Il procuratore capo di Messina De Lucia, “impoverire la mafia per sconfiggerla”

“Hanno raccontato i collaboratori di giustizia siciliani, ma il discorso vale per tutti i mafiosi, che si diventa mafiosi per due ragioni: l’esercizio del potere e il desiderio di ricchezza.
Se la volontà di arricchirsi  è uno dei fattori che inducono a divenire mafiosi, l’impoverimento della mafia, attraverso l’aggressione processuale ai patrimoni mafiosi, è, conseguentemente, una scelta razionale dello Stato nella sua azione di contrasto strutturale alle mafie”. Lo scrive il procuratore capo di Messina Maurizio De Lucia sulle pagine di Repubblica, centrando uno dei capisaldi del “metodo Falcone”, che nel pensare all’idea di un pool antimafia, sosteneva l’importanza di seguire i flussi di denaro.
“Il sistema di attacco alle ricchezze mafiose, negli anni si è affinato attraverso numerosi interventi legislativi e giurisprudenziali – continua De Lucia, che tra poco meno di un mese dovrà fare a meno del procuratore Sebastiano Ardita, trasferito a Catania – ma almeno tre momenti fondamentali, vanno ricordati:

La legge Rognoni-La Torre del 1982 che per la prima volta ha consentito l’applicazione di misure di prevenzione reale (il sequestro e la confisca) agli indiziati di appartenere alle mafie e che è costata la vita a Pio La Torre, che l’aveva proposta.
La legge di iniziativa popolare  del 1996 che ha previsto la destinazione ad uso sociale dei beni  confiscati alle mafie. Il codice antimafia del 2011 che ha istituito l ’Agenzia Nazionale per i Beni Confiscati.
Questi tre strumenti normativi segnano un percorso unico al mondo per quanto riguarda i beni criminali, poichè il sistema italiano è l’unico che non si occupa della sola fase della sottrazione dei beni ai mafiosi, ma si occupa anche della destinazione di quei beni (si potrebbe dire contro i mafiosi) e degli strumenti per gestire i beni (l’Agenzia).
Se si pensa che in epoca fascista le misure di prevenzione erano una forma di controllo dei mendicati e dei disoccupati, dei marginali, mentre oggi trovano la loro piena legittimità costituzionale nell’ essere fondamentale strumento di contrasto alle mafie, si può vedere come, anche da questo punto di vista, la democrazia abbia rappresentato il metodo migliore e più importante per il contrasto alle mafie.

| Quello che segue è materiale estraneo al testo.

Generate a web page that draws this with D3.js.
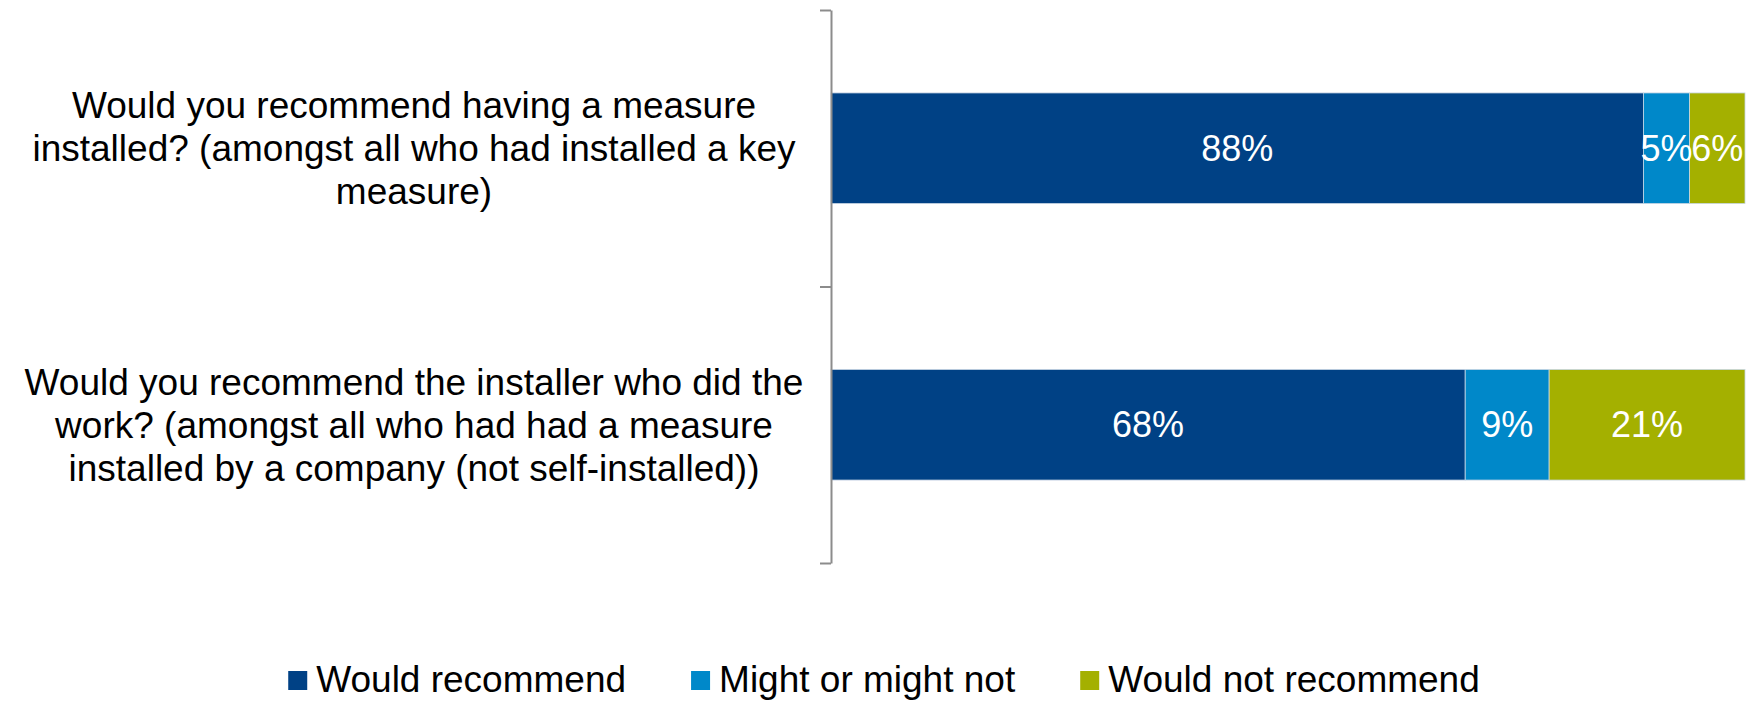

Lo sforzo odierno – conclude De Lucia –  sta nel salvaguardare e migliorare il sistema e, ancora una volta non è un problema di leggi, ma di amministrazione.
Oggi servono più risorse per il funzionamento dell’Agenzia per i beni confiscati, che deve celermente ricollocarli nel circuito legale e servono più risorse e grandissima trasparenza negli uffici giudiziari deputati ai processi per la confisca dei beni mafiosi.
In nessun caso comunque si può tornare indietro rispetto al punto nel quale si è arrivati”.